Traders on both sides of the border have plenty of ways to get around restrictions on the coal business, including off-the-books deals and lax enforcement, analysts say.
North Korea also exports other commodities, and basic goods such as iron ore, seafood and clothing, to China.
Healthy reserves
Even assuming China gets tough on trade, North Korea is thought to have racked up hefty "rainy day" funds from booming coal sales to China, particularly during the spike in global commodity prices in the previous decade.
Harvard's Park says he believes Pyongyang has kept "very large sums" in China that the regime can use to buy what it wants for its weapons programs.
By keeping the money in China, North Korea can more easily dodge sanctions aimed at cutting it out of the global financial system.
Restricting Pyongyang's access to that cash "boils down to the political will of the Chinese authorities to use domestic law to track down these funds," Park said.
Investigations by the United Nations and the U.S. have also found evidence they say shows North Korea is using networks of front companies to gain access to global banks.
Anthony Ruggiero, a senior fellow at the Foundation for Defense of Democracies, suggests the U.S. government could shake things up by fining a Chinese bank for helping North Korea avoid sanctions.

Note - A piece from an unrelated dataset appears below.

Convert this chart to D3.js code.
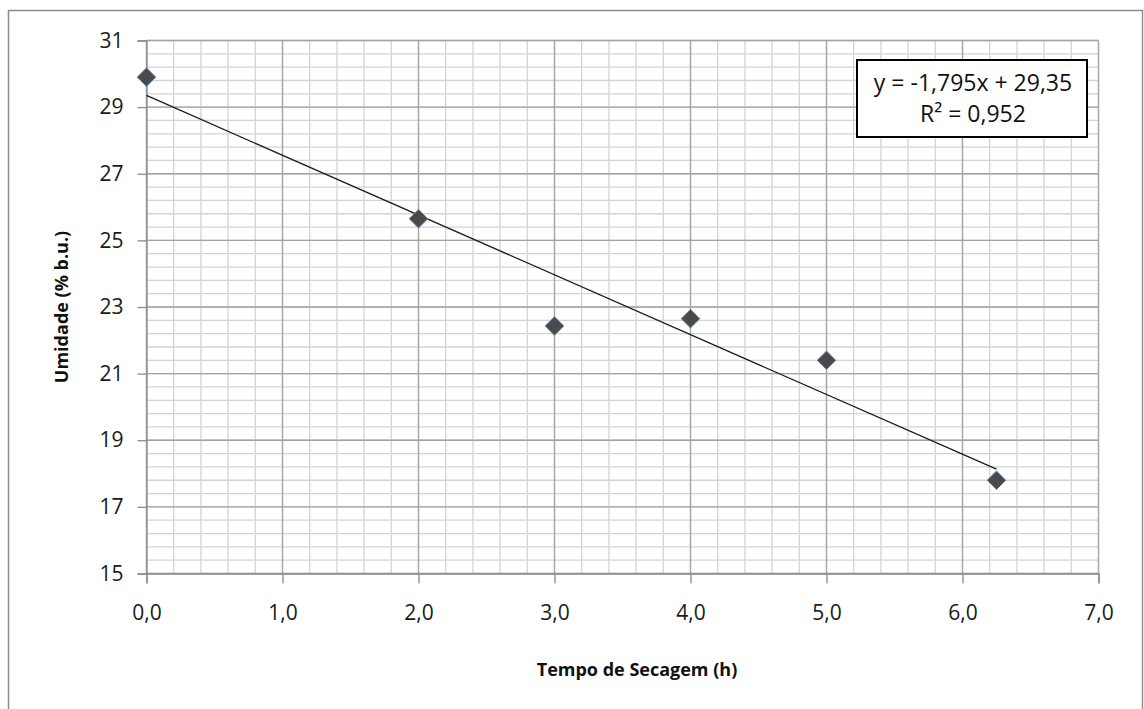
<!DOCTYPE html>
<html>
<head>
<meta charset="utf-8">
<script src="https://cdn.jsdelivr.net/npm/d3@7"></script>
<style>
  body { margin: 0; background: #fff; }
  svg { font-family: "Open Sans", "DejaVu Sans", sans-serif; }
</style>
</head>
<body>
<svg id="chart" width="1144" height="709"></svg>
<script>
// Umidade vs tempo de secagem
let tempo = [0, 2, 3, 4, 5, 6.25];
let umidade = [29.9, 25.65, 22.43, 22.65, 21.4, 17.8];
let xTicks = [0, 1, 2, 3, 4, 5, 6, 7];
let yTicks = [15, 17, 19, 21, 23, 25, 27, 29, 31];
let slope = -1.795;
let intercept = 29.35;
let equationLines = ['y = -1,795x + 29,35', 'R² = 0,952'];

let svg = d3.select('#chart');

// outer chart frame
svg.append('rect')
  .attr('x', 8.5).attr('y', 10.5)
  .attr('width', 1134).attr('height', 710)
  .attr('fill', '#fff')
  .attr('stroke', '#8c8c8c')
  .attr('stroke-width', 1.5);

let xScale = d3.scaleLinear().domain([0, 7]).range([146.5, 1098.5]);
let yScale = d3.scaleLinear().domain([15, 31]).range([573.5, 40.5]);

let fmt = (d) => d3.format('.1f')(d).replace('.', ',');

// minor grid
let grid = svg.append('g');
grid.selectAll('.vminor')
  .data(d3.range(0, 7.001, 0.2))
  .enter()
  .append('line')
  .attr('x1', (d) => xScale(d)).attr('x2', (d) => xScale(d))
  .attr('y1', yScale(15)).attr('y2', yScale(31))
  .attr('stroke', '#d4d4d4').attr('stroke-width', 1.3);
grid.selectAll('.hminor')
  .data(d3.range(15, 31.001, 0.4))
  .enter()
  .append('line')
  .attr('y1', (d) => yScale(d)).attr('y2', (d) => yScale(d))
  .attr('x1', xScale(0)).attr('x2', xScale(7))
  .attr('stroke', '#d4d4d4').attr('stroke-width', 1.3);

// major grid
grid.selectAll('.vmajor')
  .data(xTicks)
  .enter()
  .append('line')
  .attr('x1', (d) => xScale(d)).attr('x2', (d) => xScale(d))
  .attr('y1', yScale(15)).attr('y2', yScale(31))
  .attr('stroke', '#a3a3a3').attr('stroke-width', 1.3);
grid.selectAll('.hmajor')
  .data(yTicks)
  .enter()
  .append('line')
  .attr('y1', (d) => yScale(d)).attr('y2', (d) => yScale(d))
  .attr('x1', xScale(0)).attr('x2', xScale(7))
  .attr('stroke', '#a3a3a3').attr('stroke-width', 1.3);

// axes
let xAxis = d3.axisBottom(xScale).tickValues(xTicks).tickFormat(fmt).tickSize(10).tickPadding(22);
let yAxis = d3.axisLeft(yScale).tickValues(yTicks).tickFormat((d) => d).tickSize(9).tickPadding(14);

let gx = svg.append('g')
  .attr('transform', `translate(0, ${yScale(15)})`)
  .call(xAxis);
let gy = svg.append('g')
  .attr('transform', `translate(${xScale(0)}, 0)`)
  .call(yAxis);

[gx, gy].forEach((g) => {
  g.select('.domain').attr('stroke', '#8c8c8c').attr('stroke-width', 1.3);
  g.selectAll('.tick line').attr('stroke', '#8c8c8c').attr('stroke-width', 1.3);
  g.selectAll('.tick text')
    .attr('fill', '#1a1a1a')
    .style('font-size', '21px')
    .style('font-family', '"Open Sans", sans-serif');
});

// trend line
svg.append('line')
  .attr('x1', xScale(0)).attr('y1', yScale(intercept))
  .attr('x2', xScale(d3.max(tempo))).attr('y2', yScale(intercept + slope * d3.max(tempo)))
  .attr('stroke', '#1a1a1a')
  .attr('stroke-width', 1.3);

// points
let diamond = d3.symbol().type(d3.symbolDiamond2).size(220);
svg.selectAll('.ponto')
  .data(tempo)
  .enter()
  .append('path')
  .attr('d', diamond)
  .attr('transform', (d, i) => `translate(${xScale(d)}, ${yScale(umidade[i])})`)
  .attr('fill', '#4a4a4a')
  .attr('stroke', '#5b86bf')
  .attr('stroke-width', 1);

// equation box
let box = svg.append('g');
box.append('rect')
  .attr('x', 857).attr('y', 60)
  .attr('width', 230).attr('height', 77)
  .attr('fill', '#fff')
  .attr('stroke', '#000')
  .attr('stroke-width', 2);
box.selectAll('text')
  .data(equationLines)
  .enter()
  .append('text')
  .attr('x', 973)
  .attr('y', (d, i) => 91 + i * 31)
  .attr('text-anchor', 'middle')
  .style('font-size', '23px')
  .attr('fill', '#111')
  .text((d) => d);

// axis titles
svg.append('text')
  .attr('x', 637).attr('y', 676)
  .attr('text-anchor', 'middle')
  .style('font-size', '18px')
  .style('font-weight', 'bold')
  .attr('fill', '#111')
  .text('Tempo de Secagem (h)');

svg.append('text')
  .attr('transform', 'translate(68, 307) rotate(-90)')
  .attr('text-anchor', 'middle')
  .style('font-size', '18px')
  .style('font-weight', 'bold')
  .attr('fill', '#111')
  .text('Umidade (% b.u.)');
</script>
</body>
</html>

"A large fine would send shock waves through the Chinese financial system, causing other Chinese banks to evaluate their compliance procedures," he wrote in an article this week.
Cyber attacks
Since early last year, another potential revenue stream for North Korea has come into focus: hacking banks.
The country is now being linked to attacks on financial institutions in 18 countries, according to a new report from Russian cybersecurity firm Kaspersky.
"You're looking at a situation where the North Koreans are particularly sophisticated," said Park. "It's a big source of revenue going forward."
A cyber heist on Bangladesh's central bank made headlines in March 2016. And Kaspersky researchers say the same hacking operation, which they traced back to North Korea, has also been used in countries as far afield as Costa Rica, Poland and Nigeria.
It's just the latest in a long line of illicit ways North Korea is believed to have made money, including trading prohibited weapons and drugs.